Written instruction = The material below holds pictures; leave them out and reproduce exactly the lines from the one with "Write the matplotlib code for this chart." through the one with "yticks = [7.45, 7.5, 7.55, 7.6, 7.65, 7.7, 7.75, 7.8]", inclusive.

The data =
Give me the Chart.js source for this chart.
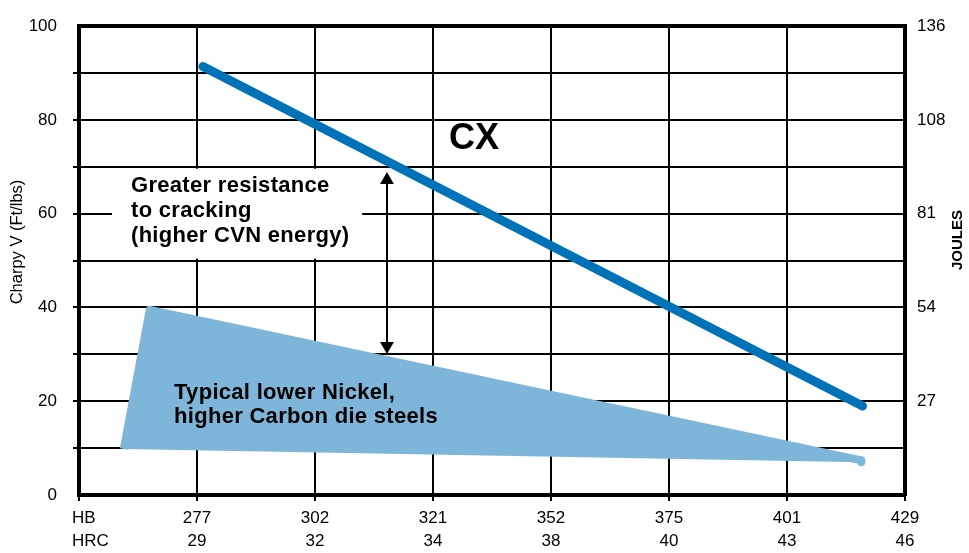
<!DOCTYPE html>
<html>
<head>
<meta charset="utf-8">
<script src="https://cdn.jsdelivr.net/npm/chart.js@4/dist/chart.umd.min.js"></script>
<style>
html, body { margin: 0; padding: 0; background: #fff; }
#contenedor { width: 969px; height: 553px; }
</style>
</head>
<body>
<div id="contenedor"><canvas id="grafico"></canvas></div>
<script>
// Etiquetas del eje X (dureza)
var durezaHB = ["277", "302", "321", "352", "375", "401", "429"];
var durezaHRC = ["29", "32", "34", "38", "40", "43", "46"];
// Etiquetas del eje derecho (julios), una cada 20 Ft/lbs
var julios = ["", "27", "54", "81", "108", "136"];

// Linea CX (posicion en el eje de dureza, Charpy V)
var cxX = [1.05, 6.64];
var cxY = [91.4, 19.0];

// Zona de aceros de bajo niquel / alto carbono
var aceroX = [0.38, 0.60, 6.63, 6.63];
var aceroY = [9.8, 39.5, 7.4, 7.0];

// Flecha doble entre ambos
var flechaX = [2.61, 2.61];
var flechaY = [67.2, 31.8];

function puntos(xs, ys) {
    return xs.map(function (x, i) { return { x: x, y: ys[i] }; });
}

Chart.defaults.font.family = "'Liberation Sans', Arial, sans-serif";
Chart.defaults.color = "#000";

// Textos, recuadro blanco y titulos de ejes
var anotaciones = {
    id: "anotaciones",
    beforeDatasetsDraw: function (chart) {
        var ctx = chart.ctx, x = chart.scales.x, y = chart.scales.y;
        ctx.save();
        ctx.fillStyle = "#fff";
        var x0 = x.getPixelForValue(0.28), x1 = x.getPixelForValue(2.40);
        var y0 = y.getPixelForValue(69.6), y1 = y.getPixelForValue(50.4);
        ctx.fillRect(x0, y0, x1 - x0, y1 - y0);
        ctx.restore();
    },
    afterDraw: function (chart) {
        var ctx = chart.ctx, area = chart.chartArea;
        ctx.save();
        ctx.fillStyle = "#000";
        ctx.textAlign = "left";
        ctx.textBaseline = "alphabetic";

        ctx.font = "bold 36px 'Liberation Sans', Arial, sans-serif";
        ctx.fillText("CX", 449, 149);

        ctx.font = "bold 22px 'Liberation Sans', Arial, sans-serif";
        ctx.letterSpacing = "0.3px";
        ctx.fillText("Greater resistance", 131, 192);
        ctx.fillText("to cracking", 131, 217);
        ctx.fillText("(higher CVN energy)", 131, 242);
        ctx.fillText("Typical lower Nickel,", 174, 399);
        ctx.fillText("higher Carbon die steels", 174, 423);
        ctx.letterSpacing = "0px";

        // HB / HRC a la izquierda de las etiquetas inferiores
        ctx.font = "17px 'Liberation Sans', Arial, sans-serif";
        ctx.textBaseline = "middle";
        ctx.fillText("HB", 72, area.bottom + 23);
        ctx.fillText("HRC", 72, area.bottom + 46);

        // Titulos de los ejes verticales
        ctx.textAlign = "center";
        ctx.save();
        ctx.translate(17, 242);
        ctx.rotate(-Math.PI / 2);
        ctx.font = "16.5px 'Liberation Sans', Arial, sans-serif";
        ctx.fillText("Charpy V (Ft/lbs)", 0, 0);
        ctx.restore();
        ctx.save();
        ctx.translate(958, 240);
        ctx.rotate(-Math.PI / 2);
        ctx.font = "bold 15px 'Liberation Sans', Arial, sans-serif";
        ctx.fillText("JOULES", 0, 0);
        ctx.restore();
        ctx.restore();
    }
};

function cargaGrafico() {
    var datos = {
        datasets: [{
            label: "Flecha",
            data: puntos(flechaX, flechaY),
            showLine: true,
            borderColor: "#000",
            backgroundColor: "#000",
            borderWidth: 2,
            pointStyle: "triangle",
            pointRadius: 8,
            pointRotation: [0, 180],
            pointBorderWidth: 0,
            order: 0
        }, {
            label: "CX",
            data: puntos(cxX, cxY),
            showLine: true,
            borderColor: "#0072b8",
            borderWidth: 9,
            borderCapStyle: "round",
            pointRadius: 0,
            order: 1
        }, {
            label: "Aceros",
            data: puntos(aceroX, aceroY),
            showLine: true,
            fill: "shape",
            borderColor: "#7db6d9",
            backgroundColor: "#7db6d9",
            borderWidth: 8,
            borderJoinStyle: "round",
            pointRadius: 0,
            order: 2
        }]
    };

    var config = {
        type: "scatter",
        data: datos,
        plugins: [anotaciones],
        options: {
            responsive: true,
            maintainAspectRatio: false,
            animation: false,
            layout: { padding: { top: 17, left: 0, right: 0, bottom: 0 } },
            plugins: {
                legend: { display: false },
                tooltip: { enabled: false }
            },
            scales: {
                x: {
                    type: "linear",
                    min: 0,
                    max: 7,
                    afterFit: function (s) { s.height = 58; },
                    border: { color: "#000", width: 4 },
                    grid: {
                        color: "#000",
                        lineWidth: function (c) { return c.tick && c.tick.value === 7 ? 4 : 2; },
                        tickLength: 6,
                        tickWidth: 2
                    },
                    ticks: {
                        stepSize: 1,
                        autoSkip: false,
                        maxRotation: 0,
                        padding: 6,
                        font: { size: 17, lineHeight: 1.35 },
                        callback: function (v) {
                            return v >= 1 ? [durezaHB[v - 1], durezaHRC[v - 1]] : "";
                        }
                    }
                },
                y: {
                    position: "left",
                    min: 0,
                    max: 100,
                    afterFit: function (s) { s.width = 79; },
                    border: { color: "#000", width: 4 },
                    grid: {
                        color: "#000",
                        lineWidth: function (c) { return c.tick && c.tick.value === 100 ? 4 : 2; },
                        tickLength: 6,
                        tickWidth: 2,
                        tickColor: function (c) {
                            return c.tick && (c.tick.value === 0 || c.tick.value === 100) ? "rgba(0,0,0,0)" : "#000";
                        }
                    },
                    ticks: {
                        stepSize: 10,
                        padding: 16,
                        font: { size: 17 },
                        callback: function (v) { return v % 20 === 0 ? String(v) : ""; }
                    }
                },
                y2: {
                    position: "right",
                    min: 0,
                    max: 100,
                    afterFit: function (s) { s.width = 64; },
                    border: { color: "#000", width: 4 },
                    grid: { display: false, drawTicks: false },
                    ticks: {
                        stepSize: 20,
                        padding: 12,
                        font: { size: 17 },
                        callback: function (v) { return julios[v / 20]; }
                    }
                }
            }
        }
    };

    new Chart(document.getElementById("grafico").getContext("2d"), config);
}

cargaGrafico();
</script>
</body>
</html>
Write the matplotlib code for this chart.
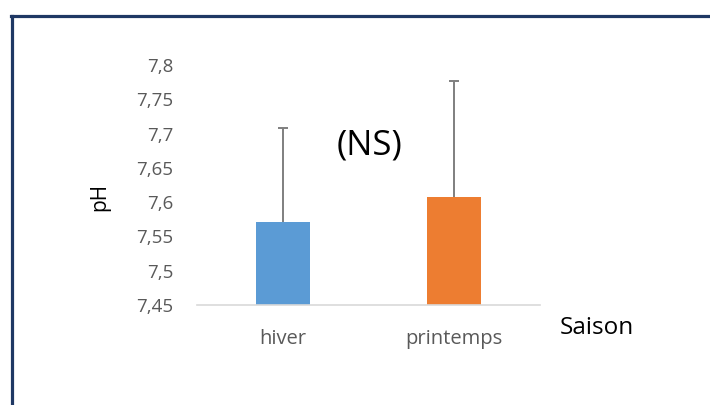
import numpy as np
import matplotlib.pyplot as plt
from matplotlib.lines import Line2D

plt.rcParams['font.family'] = ['Open Sans', 'DejaVu Sans']

saisons = ['hiver', 'printemps']
ph_moyen = [7.571, 7.607]
ph_ecart = [0.137, 0.170]
couleurs = ['#5B9BD5', '#ED7D31']
yticks = [7.45, 7.5, 7.55, 7.6, 7.65, 7.7, 7.75, 7.8]

W, H = 710, 405
fig = plt.figure(figsize=(W / 100, H / 100), dpi=100)
ax = fig.add_axes([197 / W, 100 / H, 343 / W, 240 / H])

x = np.arange(len(saisons))
moy = np.array(ph_moyen)
haut = moy + np.array(ph_ecart)
ax.bar(x, moy, width=0.315, color=couleurs, zorder=2)
# upper error bars only
ax.vlines(x, moy, haut, color='#7F7F7F', lw=1.4, zorder=3)
ax.hlines(haut, x - 0.03, x + 0.03, color='#7F7F7F', lw=1.4, zorder=3)

ax.set_xlim(-0.5, 1.5)
ax.set_ylim(7.45, 7.8)
ax.set_yticks(yticks)
ax.set_yticklabels([f'{v:g}'.replace('.', ',') for v in yticks])
ax.set_xticks(x)
ax.set_xticklabels(saisons)
ax.tick_params(axis='both', length=0, colors='#595959')
ax.tick_params(axis='y', pad=17, labelsize=13.5)
ax.tick_params(axis='x', pad=17, labelsize=14.5)

for s in ['top', 'right', 'left']:
    ax.spines[s].set_visible(False)
ax.spines['bottom'].set_color('#D9D9D9')
ax.spines['bottom'].set_linewidth(1.2)

fig.text(100 / W, 1 - 197 / H, 'pH', fontsize=15, color='black', rotation=90, va='center', ha='center')
fig.text(560 / W, 1 - 328 / H, 'Saison', fontsize=17.5, color='black', va='center', ha='left')
fig.text(369 / W, 1 - 146 / H, '(NS)', fontsize=25, color='black', va='center', ha='center')

# dark frame around the chart area (left and top edges)
fig.add_artist(Line2D([12 / W, 12 / W], [0, 1 - 16 / H], color='#1F3864', lw=2.3, transform=fig.transFigure))
fig.add_artist(Line2D([11 / W, 1], [1 - 16 / H, 1 - 16 / H], color='#1F3864', lw=2.3, transform=fig.transFigure))

fig.savefig('out.png', dpi=100)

Written answer =
Write the matplotlib code for this chart.
import numpy as np
import matplotlib.pyplot as plt
from matplotlib.lines import Line2D

plt.rcParams['font.family'] = ['Open Sans', 'DejaVu Sans']

saisons = ['hiver', 'printemps']
ph_moyen = [7.571, 7.607]
ph_ecart = [0.137, 0.170]
couleurs = ['#5B9BD5', '#ED7D31']
yticks = [7.45, 7.5, 7.55, 7.6, 7.65, 7.7, 7.75, 7.8]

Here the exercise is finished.